After Houghton started gearing up, word arrived that the long-delayed LOTR movie project had finally gotten off the ground. Filmmaker Peter Jackson spent 14 months in New Zealand in 1999 and 2000 with stars Ian McKellen, Cate Blanchett, and Liv Tyler, and is now preparing the first of three movies, ”The Fellowship of the Ring,” for December release. Early clips have caused a huge sensation on the Internet, and the early word of mouth, based on a 20-minute sequence, is quite positive. Yes, one could probably string together 20 good minutes of ”Pearl Harbor,” and yes, a movie about a young British boy named Potter will offer stiff competition, but the early divinations bode well for Houghton.

(Factoid: Tolkien sold the movie rights to his work in 1971 and laid down strict guidelines for their use. None of his characters could be used in scenes that were not in his books, and he enjoined Hollywood from dreaming up prequels or sequels to the epic. Potentially, this makes the as-yet-unfilmed ”The Hobbit” a very valuable property.)

Backed by a $300,000 promotion campaign, Houghton’s Tolkien sales are gaining momentum – and the real action is still to come. New Line Cinema plans to release one LOTR movie each of three coming Christmas seasons, and every order of Frodo’s Fries at Burger King (just kidding; but Burger King does own the movie tie-in promotion) will be, in effect, a mini-ad for Tolkien-ana.

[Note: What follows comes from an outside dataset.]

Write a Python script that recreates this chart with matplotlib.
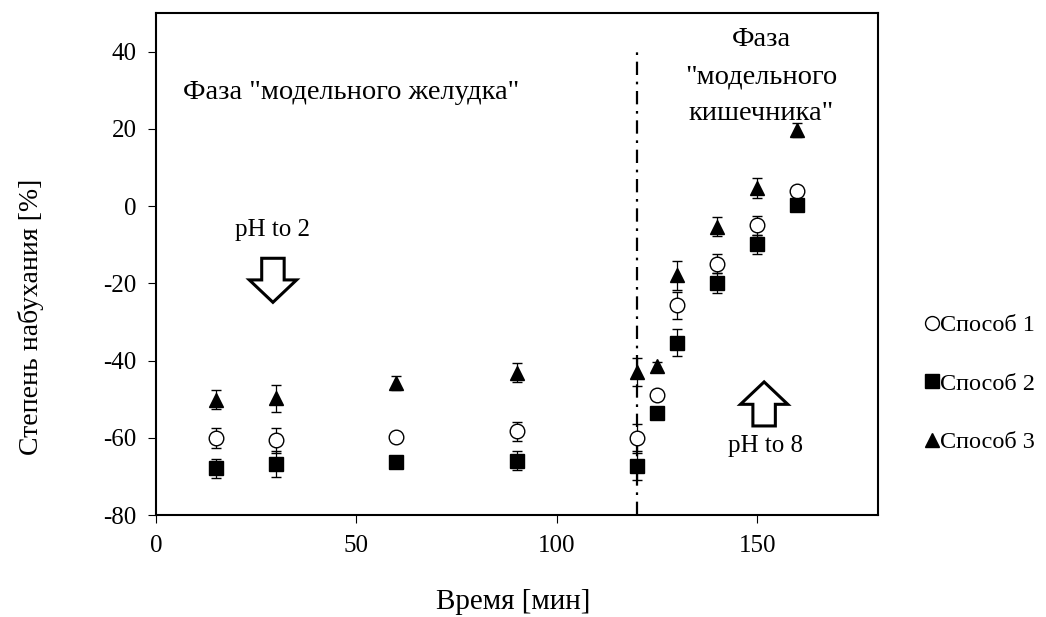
import numpy as np
import matplotlib
matplotlib.use("Agg")
import matplotlib.pyplot as plt
from matplotlib.patches import FancyArrow
from matplotlib.lines import Line2D

plt.rcParams['font.family'] = ['Liberation Serif', 'DejaVu Serif']
plt.rcParams['axes.unicode_minus'] = False

# sampling times, min
t = [15, 30, 60, 90, 120, 125, 130, 140, 150, 160]

# swelling degree, % (mean and sd) for the three methods
m1 = [-60.0, -60.6, -59.8, -58.3, -59.9, -49.0, -25.7, -14.9, -5.0, 4.0]
e1 = [2.5, 3.2, 0.0, 2.5, 3.6, 0.0, 3.5, 2.5, 2.5, 0.0]
m2 = [-67.9, -66.8, -66.2, -65.9, -67.3, -53.5, -35.4, -19.9, -9.9, 0.2]
e2 = [2.4, 3.4, 0.0, 2.5, 3.5, 0.0, 3.5, 2.5, 2.5, 0.0]
m3 = [-50.1, -49.7, -45.8, -43.1, -42.9, -41.4, -17.9, -5.3, 4.8, 19.7]
e3 = [2.5, 3.5, 1.8, 2.5, 3.7, 1.0, 3.7, 2.5, 2.6, 1.9]

labels = ['Способ 1', 'Способ 2', 'Способ 3']

fig = plt.figure(figsize=(10.46, 6.17), dpi=100)
ax = fig.add_axes([0.149, 0.165, 0.690, 0.814])

# phase boundary
ax.vlines(120, -80, 41, colors='black', linewidth=1.6,
          linestyles=(0, (6, 3, 1.2, 3)), zorder=1)

styles = [
    dict(marker='o', mfc='white', mec='black'),
    dict(marker='s', mfc='black', mec='black'),
    dict(marker='^', mfc='black', mec='black'),
]
handles = []
for y, e, st, lab in zip([m1, m2, m3], [e1, e2, e3], styles, labels):
    ax.errorbar(t, y, yerr=e, linestyle='none', ms=10.5, mew=1.0,
                ecolor='black', elinewidth=0.9, capsize=3.5, capthick=1.2,
                zorder=3, **st)
    handles.append(Line2D([], [], linestyle='none', ms=10, mew=1.0,
                          label=lab, **st))

ax.set_xlim(0, 180)
ax.set_ylim(-80, 50)
ax.set_xticks([0, 50, 100, 150])
ax.set_yticks([-80, -60, -40, -20, 0, 20, 40])
ax.tick_params(direction='out', length=6, width=0.8, labelsize=18,
               top=False, right=False, pad=8)
for sp in ax.spines.values():
    sp.set_linewidth(1.5)

ax.set_xlabel('Время [мин]', fontsize=21)
ax.xaxis.set_label_coords(0.495, -0.147)
ax.set_ylabel('Степень набухания [%]', fontsize=20)
ax.yaxis.set_label_coords(-0.155, 0.394)

ax.text(6.7, 29.5, 'Фаза "модельного желудка"', fontsize=20.5,
        ha='left', va='center')
ax.text(151, 33.5, 'Фаза\n"модельного\nкишечника"', fontsize=20.5,
        ha='center', va='center', linespacing=1.62)

ax.text(29, -6.3, 'pH to 2', fontsize=18, ha='center', va='center')
ax.text(152, -62, 'pH to 8', fontsize=18, ha='center', va='center')

# hollow block arrows
ax.add_patch(FancyArrow(29.2, -13.5, 0, -11.4, width=5.6, head_width=11.8,
                        head_length=5.8, length_includes_head=True,
                        facecolor='white', edgecolor='black', linewidth=2.2))
ax.add_patch(FancyArrow(151.7, -56.9, 0, 11.4, width=5.6, head_width=11.8,
                        head_length=5.8, length_includes_head=True,
                        facecolor='white', edgecolor='black', linewidth=2.2))

ax.legend(handles=handles, loc='center left', bbox_to_anchor=(1.053, 0.262),
          frameon=False, fontsize=17.5, handlelength=0.5, handletextpad=0.1,
          labelspacing=1.5, borderaxespad=0)

fig.savefig('out.png', dpi=100)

”We don’t want to look like slathering opportunists who see there is a movie coming,” Harper says. Then again, fortune favors the prepared publisher. Houghton has just published a biography of Tolkien and a one-volume version of the epic with movie art. Still to come in 2001: separate movie tie-in volumes of each novel in the ”trilogy”; a reissuing of Tolkien’s ”Unfinished Tales”; a young adult version of ”The Hobbitt”; ”The Lord of the Rings: The Fellowship of the Ring Visual Companion,” and ”The Lord of the Rings Official Movie Guide.”